• EXERCISE TASK
Return the lines below exactly, from the first line to the line that contains "const pctTicks = [0, 100]". Leave out pictures.

• GIVEN DATA
.....

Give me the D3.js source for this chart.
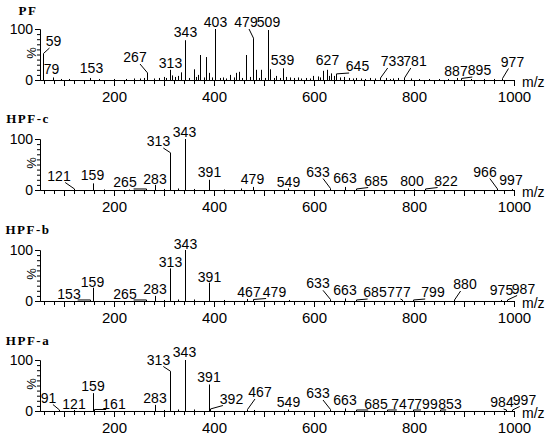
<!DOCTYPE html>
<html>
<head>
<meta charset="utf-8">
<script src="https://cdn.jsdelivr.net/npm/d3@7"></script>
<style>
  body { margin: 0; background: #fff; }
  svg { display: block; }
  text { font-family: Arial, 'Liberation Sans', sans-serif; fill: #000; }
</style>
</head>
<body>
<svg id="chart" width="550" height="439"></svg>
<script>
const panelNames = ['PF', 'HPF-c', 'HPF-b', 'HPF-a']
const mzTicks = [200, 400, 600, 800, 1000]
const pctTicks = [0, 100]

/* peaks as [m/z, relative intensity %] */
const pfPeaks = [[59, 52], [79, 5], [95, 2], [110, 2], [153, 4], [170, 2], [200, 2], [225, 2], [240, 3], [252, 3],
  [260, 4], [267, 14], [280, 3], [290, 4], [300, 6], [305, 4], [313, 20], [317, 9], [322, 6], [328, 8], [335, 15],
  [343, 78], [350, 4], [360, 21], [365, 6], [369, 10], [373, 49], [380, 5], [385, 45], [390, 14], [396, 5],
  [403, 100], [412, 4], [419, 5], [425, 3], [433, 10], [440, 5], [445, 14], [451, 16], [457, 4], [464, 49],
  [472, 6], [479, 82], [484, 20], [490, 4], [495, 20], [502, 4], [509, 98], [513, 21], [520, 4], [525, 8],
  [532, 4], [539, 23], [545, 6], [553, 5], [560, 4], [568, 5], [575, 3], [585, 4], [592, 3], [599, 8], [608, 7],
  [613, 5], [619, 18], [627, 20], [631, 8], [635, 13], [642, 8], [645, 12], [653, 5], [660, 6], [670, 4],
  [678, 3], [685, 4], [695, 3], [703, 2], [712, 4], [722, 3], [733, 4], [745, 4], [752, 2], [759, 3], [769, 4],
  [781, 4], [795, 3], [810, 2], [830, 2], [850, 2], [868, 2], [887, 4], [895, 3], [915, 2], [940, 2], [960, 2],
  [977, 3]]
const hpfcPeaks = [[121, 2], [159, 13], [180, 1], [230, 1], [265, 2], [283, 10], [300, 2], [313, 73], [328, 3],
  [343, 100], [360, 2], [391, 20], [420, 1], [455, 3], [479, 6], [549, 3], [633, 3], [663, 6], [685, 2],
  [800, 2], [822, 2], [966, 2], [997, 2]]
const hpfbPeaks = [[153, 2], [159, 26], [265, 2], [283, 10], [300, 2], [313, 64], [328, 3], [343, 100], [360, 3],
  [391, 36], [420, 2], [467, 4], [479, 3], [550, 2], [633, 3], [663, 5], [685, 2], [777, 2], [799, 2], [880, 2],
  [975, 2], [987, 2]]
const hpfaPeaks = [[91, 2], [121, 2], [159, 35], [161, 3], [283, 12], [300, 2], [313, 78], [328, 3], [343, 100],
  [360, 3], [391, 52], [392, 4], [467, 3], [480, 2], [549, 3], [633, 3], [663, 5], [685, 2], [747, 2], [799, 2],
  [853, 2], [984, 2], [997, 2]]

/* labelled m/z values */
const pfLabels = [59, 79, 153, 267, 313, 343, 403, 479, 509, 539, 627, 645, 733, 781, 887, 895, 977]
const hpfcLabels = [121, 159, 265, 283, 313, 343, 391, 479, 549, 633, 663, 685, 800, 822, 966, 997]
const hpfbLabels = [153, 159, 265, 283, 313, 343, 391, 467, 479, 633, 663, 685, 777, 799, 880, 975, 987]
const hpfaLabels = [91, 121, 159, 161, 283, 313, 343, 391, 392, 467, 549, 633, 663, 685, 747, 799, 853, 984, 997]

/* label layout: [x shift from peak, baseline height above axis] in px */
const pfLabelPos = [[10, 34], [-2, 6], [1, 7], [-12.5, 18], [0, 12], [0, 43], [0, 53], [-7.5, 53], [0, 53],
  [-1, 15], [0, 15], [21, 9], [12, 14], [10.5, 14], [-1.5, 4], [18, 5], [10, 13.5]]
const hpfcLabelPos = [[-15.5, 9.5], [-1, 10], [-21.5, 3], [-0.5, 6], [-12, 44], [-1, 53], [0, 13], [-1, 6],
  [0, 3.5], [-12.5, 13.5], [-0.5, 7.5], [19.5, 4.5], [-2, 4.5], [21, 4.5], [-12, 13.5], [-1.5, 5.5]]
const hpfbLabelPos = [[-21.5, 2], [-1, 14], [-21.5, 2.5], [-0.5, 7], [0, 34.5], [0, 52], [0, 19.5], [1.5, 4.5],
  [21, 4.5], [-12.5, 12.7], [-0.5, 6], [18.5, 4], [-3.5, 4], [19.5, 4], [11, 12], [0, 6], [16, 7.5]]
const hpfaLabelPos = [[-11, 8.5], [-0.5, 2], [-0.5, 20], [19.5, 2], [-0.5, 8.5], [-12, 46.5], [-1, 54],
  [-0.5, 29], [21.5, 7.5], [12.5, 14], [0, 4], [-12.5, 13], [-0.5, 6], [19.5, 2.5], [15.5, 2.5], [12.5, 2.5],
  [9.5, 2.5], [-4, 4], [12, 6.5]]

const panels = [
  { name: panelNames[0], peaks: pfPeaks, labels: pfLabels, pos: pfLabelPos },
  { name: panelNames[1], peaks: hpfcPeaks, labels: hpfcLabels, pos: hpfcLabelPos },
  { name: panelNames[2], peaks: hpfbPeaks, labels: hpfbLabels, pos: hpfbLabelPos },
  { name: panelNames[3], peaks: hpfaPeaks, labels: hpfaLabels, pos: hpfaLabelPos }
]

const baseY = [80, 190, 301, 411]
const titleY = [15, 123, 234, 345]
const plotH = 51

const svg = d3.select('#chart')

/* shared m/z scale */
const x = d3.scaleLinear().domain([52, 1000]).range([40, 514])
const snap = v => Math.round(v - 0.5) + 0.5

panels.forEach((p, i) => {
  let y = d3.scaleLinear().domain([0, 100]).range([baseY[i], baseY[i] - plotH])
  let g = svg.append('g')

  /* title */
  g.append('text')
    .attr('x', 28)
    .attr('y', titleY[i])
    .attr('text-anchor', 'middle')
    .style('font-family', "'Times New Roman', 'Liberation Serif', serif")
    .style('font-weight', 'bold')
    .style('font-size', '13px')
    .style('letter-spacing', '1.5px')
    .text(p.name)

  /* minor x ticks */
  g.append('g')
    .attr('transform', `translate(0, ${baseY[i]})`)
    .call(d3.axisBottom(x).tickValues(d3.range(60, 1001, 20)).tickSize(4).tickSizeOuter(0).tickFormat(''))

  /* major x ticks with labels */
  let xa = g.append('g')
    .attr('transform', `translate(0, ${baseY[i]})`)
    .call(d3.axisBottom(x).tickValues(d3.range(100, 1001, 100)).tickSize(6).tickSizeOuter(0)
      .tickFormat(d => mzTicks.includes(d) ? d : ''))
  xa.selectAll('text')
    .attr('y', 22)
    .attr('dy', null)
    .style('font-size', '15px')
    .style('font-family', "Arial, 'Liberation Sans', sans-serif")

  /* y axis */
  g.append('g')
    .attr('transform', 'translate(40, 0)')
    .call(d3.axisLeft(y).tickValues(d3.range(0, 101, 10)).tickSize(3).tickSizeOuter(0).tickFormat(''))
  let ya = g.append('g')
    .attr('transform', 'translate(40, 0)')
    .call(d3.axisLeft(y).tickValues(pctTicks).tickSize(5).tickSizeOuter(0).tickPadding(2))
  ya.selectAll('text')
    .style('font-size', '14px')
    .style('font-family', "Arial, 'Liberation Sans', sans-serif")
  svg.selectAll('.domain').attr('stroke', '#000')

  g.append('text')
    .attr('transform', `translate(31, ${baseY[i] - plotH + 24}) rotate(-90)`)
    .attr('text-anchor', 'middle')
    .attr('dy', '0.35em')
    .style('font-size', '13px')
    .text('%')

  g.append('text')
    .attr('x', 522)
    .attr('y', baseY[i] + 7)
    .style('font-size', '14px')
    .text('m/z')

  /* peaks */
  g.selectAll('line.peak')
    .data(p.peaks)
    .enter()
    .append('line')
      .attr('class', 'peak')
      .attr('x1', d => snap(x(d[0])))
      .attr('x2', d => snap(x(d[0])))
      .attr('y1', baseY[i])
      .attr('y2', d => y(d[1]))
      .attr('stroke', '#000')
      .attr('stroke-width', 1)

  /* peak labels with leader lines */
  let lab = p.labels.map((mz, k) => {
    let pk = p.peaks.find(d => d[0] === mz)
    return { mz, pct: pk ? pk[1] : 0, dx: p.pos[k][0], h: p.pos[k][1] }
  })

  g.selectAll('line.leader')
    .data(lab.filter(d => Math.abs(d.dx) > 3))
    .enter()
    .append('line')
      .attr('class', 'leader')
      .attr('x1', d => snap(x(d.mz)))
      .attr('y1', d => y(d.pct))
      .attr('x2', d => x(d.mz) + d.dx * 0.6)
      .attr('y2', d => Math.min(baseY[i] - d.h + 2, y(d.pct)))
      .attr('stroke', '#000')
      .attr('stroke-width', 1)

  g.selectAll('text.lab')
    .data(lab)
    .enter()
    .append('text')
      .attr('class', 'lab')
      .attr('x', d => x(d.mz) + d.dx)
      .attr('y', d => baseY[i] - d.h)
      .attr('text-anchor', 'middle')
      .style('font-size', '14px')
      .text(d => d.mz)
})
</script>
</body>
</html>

.....

• EXERCISE ANSWER
Give me the D3.js source for this chart.
<!DOCTYPE html>
<html>
<head>
<meta charset="utf-8">
<script src="https://cdn.jsdelivr.net/npm/d3@7"></script>
<style>
  body { margin: 0; background: #fff; }
  svg { display: block; }
  text { font-family: Arial, 'Liberation Sans', sans-serif; fill: #000; }
</style>
</head>
<body>
<svg id="chart" width="550" height="439"></svg>
<script>
const panelNames = ['PF', 'HPF-c', 'HPF-b', 'HPF-a']
const mzTicks = [200, 400, 600, 800, 1000]
const pctTicks = [0, 100]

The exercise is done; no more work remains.